Hi, I am starting to play with segnet SUN RGB-D as a method of navigating my toy robot across the house.
The demos gave me great hope that ‘floor’ could be recognised and that is a start to navigating around obstacles.
My test images, all taken by the robot so are close to the ground, have all failed with the network=fcn-resnet18-sun
From previous trials - non Jetson and no AI fancy stuff - this was because of the reflected light off the tiles and, to a lesser extent, the grouting between the tiles (which was solved by bluring the image a bit).
From the output of the example program segnet.py it also shows an issue where the ‘floor’ is not detected right up to the front of the device
Does anybody have any suggestions about how the imput image could be ‘doctored’ so that it is more compatible with fcn-resnet18-sun.
It would be a lot of work to create my own model - apart from the photographic effort every image would have to be edited to remove the rest of the room.
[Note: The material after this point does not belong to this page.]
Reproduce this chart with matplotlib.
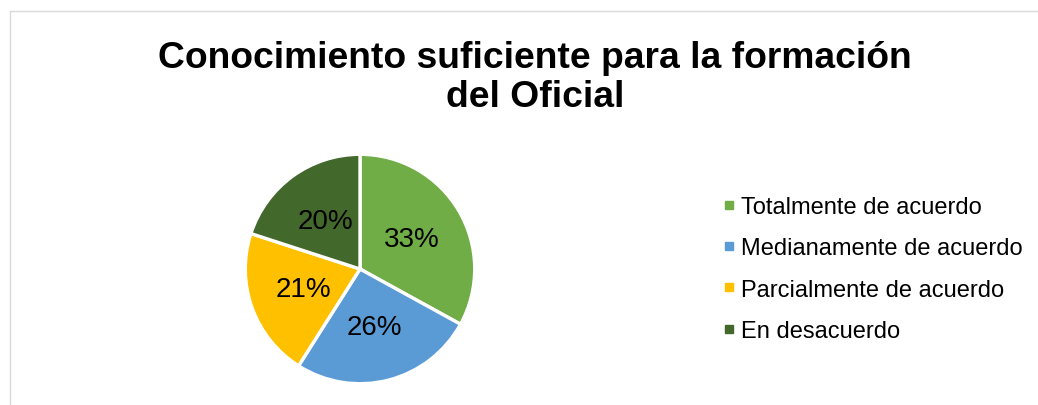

When it boils down to what I have envisaged the only relevent classes are
floor - where it can go
person - for other processing to see who
cat - to avoid or maybe to chase
anything else is ‘obstacle’ to be avoided
Hi @jc5p, unfortunately I don’t have a great idea of how to transform your imagery such that it works better with the pre-trained model. However if you wanted to explore training your own segmentation model, here is a tutorial about that:
@AastaLLL Yes that is where the info for the test came from. @dusty_nv Thanks for the pointer to how to how to train a seqmentation model. As I suspected it is a daunting and very time consuming task. Which is why I was thinking of cheating!
Do you know if you can get access to the images from the pre-trained models and then reassemble them? For example all the ‘cat’ and ‘dog’ images from the VOC set plus all the ‘floor’ and ‘person’ images from the SUN set which could then be augmented by, in my case, extra ‘floor’ images ?
I don’t think it would be as simple as only choosing the “floor” images for example, because an image typically has several segmentation classes within it. What you may want/need to do is pre-process these datasets and only select the classes that you want to use for the mask images. And discard images that have none of the classes you want.